* BEGIN *

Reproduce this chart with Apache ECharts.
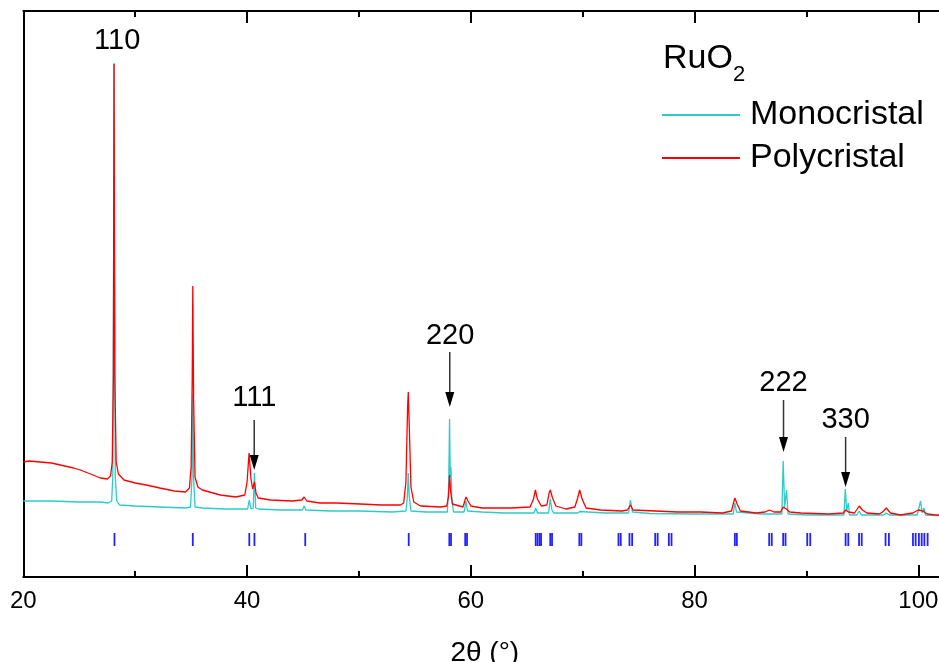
<!DOCTYPE html>
<html>
<head>
<meta charset="utf-8">
<script src="https://cdn.jsdelivr.net/npm/echarts@6/dist/echarts.min.js"></script>
<style>html,body{margin:0;padding:0;background:#fff;overflow:hidden;}#c{width:939px;height:662px;}</style>
</head>
<body>
<div id="c"></div>
<script>
// ---- data (intensity in arbitrary units) ----
const polyTheta = [20.0,20.5,21.5,22.5,23.3,24.5,25.1,26.0,26.9,27.5,
  27.8,27.95,28.05,28.11,28.18,28.3,28.5,29.0,30.0,31.0,32.2,33.5,34.5,
  34.85,35.0,35.1,35.15,35.22,35.35,35.6,36.0,37.6,39.0,
  39.8,40.0,40.18,40.35,40.5,40.66,40.8,41.0,42.1,44.0,
  44.9,45.1,45.35,46.5,48.0,50.1,52.0,53.7,
  54.0,54.2,54.35,54.41,54.5,54.65,54.9,55.5,57.3,
  57.85,58.0,58.1,58.2,58.35,59.3,59.57,59.75,60.0,61.0,63.6,
  65.3,65.6,65.77,65.95,66.3,66.8,67.0,67.1,67.3,67.6,68.5,
  69.3,69.55,69.73,69.95,70.3,71.6,73.5,74.0,74.27,74.5,76.5,78.5,80.5,82.5,
  83.3,83.5,83.6,83.8,84.1,85.5,86.3,86.7,87.1,87.7,87.92,88.2,88.5,89.5,92.0,
  93.3,93.5,93.75,94.3,94.72,95.0,95.4,96.5,96.8,97.14,97.5,98.4,
  99.5,100.0,100.4,100.8,101.5,102.5];
const polyInt = [115,116,115,114,112,109,107,103,99,98,
  101,115,200,513,200,115,103,97,94,92,89,86,85,
  89,110,200,291,180,100,90,87,82,80,
  82,95,124,98,88,95,84,79,77,76,
  77,80,76,74,74,73,72,72,
  74,95,170,185,150,90,75,71,70,
  71,80,102,85,73,70,80,76,71,69,69,
  70,78,87,78,71,72,84,87,79,71,68,
  70,79,87,78,69,67,66,67,72,67,66,65,65,64,
  66,75,79,73,66,64,65,67,65,65,70,68,65,64,63,
  64,67,65,64,71,67,64,63,65,69,64,62,
  64,67,66,63,62,62];

const monoTheta = [20.0,22.5,25.0,25.3,25.4,25.5,26.9,27.6,
  27.9,28.0,28.07,28.11,28.15,28.22,28.35,28.6,30.0,32.2,34.5,
  34.95,35.08,35.15,35.22,35.35,36.0,38.0,
  40.05,40.2,40.35,40.55,40.66,40.77,41.0,43.0,
  44.95,45.1,45.25,47.5,50.0,53.0,
  54.2,54.33,54.41,54.5,54.65,56.0,
  57.9,58.02,58.1,58.16,58.22,58.3,58.45,59.4,59.57,59.7,61.0,63.0,
  65.65,65.8,65.95,66.95,67.1,67.25,67.4,69.55,69.73,69.9,72.0,
  74.1,74.27,74.45,76.0,80.0,83.45,83.6,83.75,83.9,86.0,
  87.8,87.92,88.05,88.22,88.35,90.0,
  93.35,93.47,93.6,93.74,93.85,94.5,94.72,94.9,96.9,97.14,97.4,
  99.9,100.2,100.35,100.5,100.65,102.5];
const monoInt = [76,76,75,75,77,75,75,74,
  76,100,300,514,300,100,76,72,71,70,69,
  70,100,182,100,70,69,68,
  68,77,68,69,104,69,68,67,
  67,71,67,66,66,65,
  66,80,104,80,66,65,
  65,90,158,100,110,80,65,65,76,66,65,64,
  64,69,64,64,78,67,64,64,65.5,64,64,
  64,77,65,63.5,63,63,74,65,63,63,
  63,116,70,87,63,62,
  62,88,66,74,62,62,66,62,62,64,62,
  62,76,64,69,62,61];

// reference reflection positions (2θ)
const refTicks = [28.15,35.15,40.2,40.66,45.2,54.45,58.08,58.23,59.5,59.66,
  65.8,65.97,66.15,66.28,67.1,67.26,69.7,69.88,73.2,73.4,74.18,74.42,
  76.48,76.7,77.7,77.94,83.6,83.78,86.67,86.9,87.92,88.13,90.07,90.34,
  93.5,93.74,94.7,94.94,97.07,97.37,99.52,99.76,100.05,100.3,100.54,100.83];

// hkl annotations
const annotNames = ['110','111','220','222','330'];
const annotTheta = [28.39,40.64,58.15,87.95,93.5];
const annotLabelY = [536,179,241,194,157];
// arrows: 2θ, top and tip intensity
const arrowTheta = [40.64,58.12,87.95,93.5];
const arrowTopY = [157,225,177,140];
const arrowTipY = [107,170,125,90];

const xTicks = {min:20, max:102.5, interval:20};
const seriesNames = ['Monocristal','Polycristal'];

// ---- chart ----
const FONT = 'Liberation Sans, Arial, sans-serif';
const zip = (a,b) => a.map((v,i)=>[v,b[i]]);
const chart = echarts.init(document.getElementById('c'), null, {renderer:'canvas'});

const axisCommon = {
  type:'value', min:xTicks.min, max:xTicks.max, interval:xTicks.interval,
  axisLine:{show:true, lineStyle:{color:'#000', width:2}},
  axisTick:{show:true, inside:true, length:12, lineStyle:{color:'#000', width:2}},
  minorTick:{show:true, splitNumber:2, length:6, lineStyle:{color:'#000', width:2}},
  splitLine:{show:false}
};

chart.setOption({
  animation:false,
  backgroundColor:'#fff',
  textStyle:{fontFamily:FONT},
  grid:{left:23.3, top:11, width:923, bottom:85, containLabel:false, outerBoundsMode:'none'},
  xAxis:[
    Object.assign({}, axisCommon, {
      position:'bottom',
      name:'2\u03b8 (\u00b0)', nameLocation:'middle', nameGap:62,
      nameTextStyle:{fontSize:28, color:'#000', fontFamily:FONT},
      axisLabel:{show:true, fontSize:24, color:'#000', margin:12, fontFamily:FONT, showMaxLabel:false}
    }),
    Object.assign({}, axisCommon, {
      position:'top', axisLabel:{show:false}
    })
  ],
  yAxis:{type:'value', min:0, max:566,
    axisLine:{show:true, lineStyle:{color:'#000', width:2}},
    axisTick:{show:false}, axisLabel:{show:false}, splitLine:{show:false}},
  legend:{
    data:seriesNames, orient:'vertical', left:662, top:98, padding:0,
    itemWidth:78, itemHeight:2, itemGap:9, icon:'rect',
    textStyle:{fontSize:34, color:'#000', fontFamily:FONT, padding:[0,0,0,5]}
  },
  graphic:[
    {type:'text', left:663, top:42, style:{text:'RuO', fill:'#000', font:'34px '+FONT}},
    {type:'text', left:733, top:64, style:{text:'2', fill:'#000', font:'22px '+FONT}}
  ],
  series:[
    {name:seriesNames[0], type:'line', data:zip(monoTheta,monoInt), showSymbol:false, symbol:'none',
     lineStyle:{color:'#2fcaca', width:1.3}, itemStyle:{color:'#2fcaca'}, z:2},
    {name:seriesNames[1], type:'line', data:zip(polyTheta,polyInt), showSymbol:false, symbol:'none',
     lineStyle:{color:'#ff0000', width:1.3}, itemStyle:{color:'#ff0000'}, z:3},
    {name:'ref', type:'custom', data:refTicks.map(t=>[t]), z:4, silent:true,
     renderItem:function(params, api){
       const top = api.coord([api.value(0), 44]);
       const bot = api.coord([api.value(0), 31]);
       return {type:'rect', shape:{x:top[0]-0.9, y:top[1], width:1.8, height:bot[1]-top[1]}, style:{fill:'#2222ff'}};
     }},
    {name:'labels', type:'custom', z:6, silent:true,
     data:annotTheta.map((t,i)=>[t, annotLabelY[i], i]),
     renderItem:function(params, api){
       const p = api.coord([api.value(0), api.value(1)]);
       return {type:'text', x:p[0], y:p[1],
         style:{text:annotNames[api.value(2)], fill:'#000', font:'29px '+FONT, align:'center', verticalAlign:'middle'}};
     }},
    {name:'arrows', type:'custom', z:6, silent:true,
     data:arrowTheta.map((t,i)=>[t, arrowTopY[i], arrowTipY[i]]),
     renderItem:function(params, api){
       const a = api.coord([api.value(0), api.value(1)]);
       const b = api.coord([api.value(0), api.value(2)]);
       const head = 15, hw = 4.5;
       return {type:'group', children:[
         {type:'line', shape:{x1:a[0], y1:a[1], x2:b[0], y2:b[1]-head+2}, style:{stroke:'#333', lineWidth:1.5}},
         {type:'polygon', shape:{points:[[b[0]-hw,b[1]-head],[b[0]+hw,b[1]-head],[b[0],b[1]]]}, style:{fill:'#000'}}
       ]};
     }}
  ]
});
</script>
</body>
</html>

* END *

From the first line above through the line containing "64,67,66,63,62,62];", copy everything exactly, without the pictures.

Reproduce this chart with Apache ECharts.
<!DOCTYPE html>
<html>
<head>
<meta charset="utf-8">
<script src="https://cdn.jsdelivr.net/npm/echarts@6/dist/echarts.min.js"></script>
<style>html,body{margin:0;padding:0;background:#fff;overflow:hidden;}#c{width:939px;height:662px;}</style>
</head>
<body>
<div id="c"></div>
<script>
// ---- data (intensity in arbitrary units) ----
const polyTheta = [20.0,20.5,21.5,22.5,23.3,24.5,25.1,26.0,26.9,27.5,
  27.8,27.95,28.05,28.11,28.18,28.3,28.5,29.0,30.0,31.0,32.2,33.5,34.5,
  34.85,35.0,35.1,35.15,35.22,35.35,35.6,36.0,37.6,39.0,
  39.8,40.0,40.18,40.35,40.5,40.66,40.8,41.0,42.1,44.0,
  44.9,45.1,45.35,46.5,48.0,50.1,52.0,53.7,
  54.0,54.2,54.35,54.41,54.5,54.65,54.9,55.5,57.3,
  57.85,58.0,58.1,58.2,58.35,59.3,59.57,59.75,60.0,61.0,63.6,
  65.3,65.6,65.77,65.95,66.3,66.8,67.0,67.1,67.3,67.6,68.5,
  69.3,69.55,69.73,69.95,70.3,71.6,73.5,74.0,74.27,74.5,76.5,78.5,80.5,82.5,
  83.3,83.5,83.6,83.8,84.1,85.5,86.3,86.7,87.1,87.7,87.92,88.2,88.5,89.5,92.0,
  93.3,93.5,93.75,94.3,94.72,95.0,95.4,96.5,96.8,97.14,97.5,98.4,
  99.5,100.0,100.4,100.8,101.5,102.5];
const polyInt = [115,116,115,114,112,109,107,103,99,98,
  101,115,200,513,200,115,103,97,94,92,89,86,85,
  89,110,200,291,180,100,90,87,82,80,
  82,95,124,98,88,95,84,79,77,76,
  77,80,76,74,74,73,72,72,
  74,95,170,185,150,90,75,71,70,
  71,80,102,85,73,70,80,76,71,69,69,
  70,78,87,78,71,72,84,87,79,71,68,
  70,79,87,78,69,67,66,67,72,67,66,65,65,64,
  66,75,79,73,66,64,65,67,65,65,70,68,65,64,63,
  64,67,65,64,71,67,64,63,65,69,64,62,
  64,67,66,63,62,62];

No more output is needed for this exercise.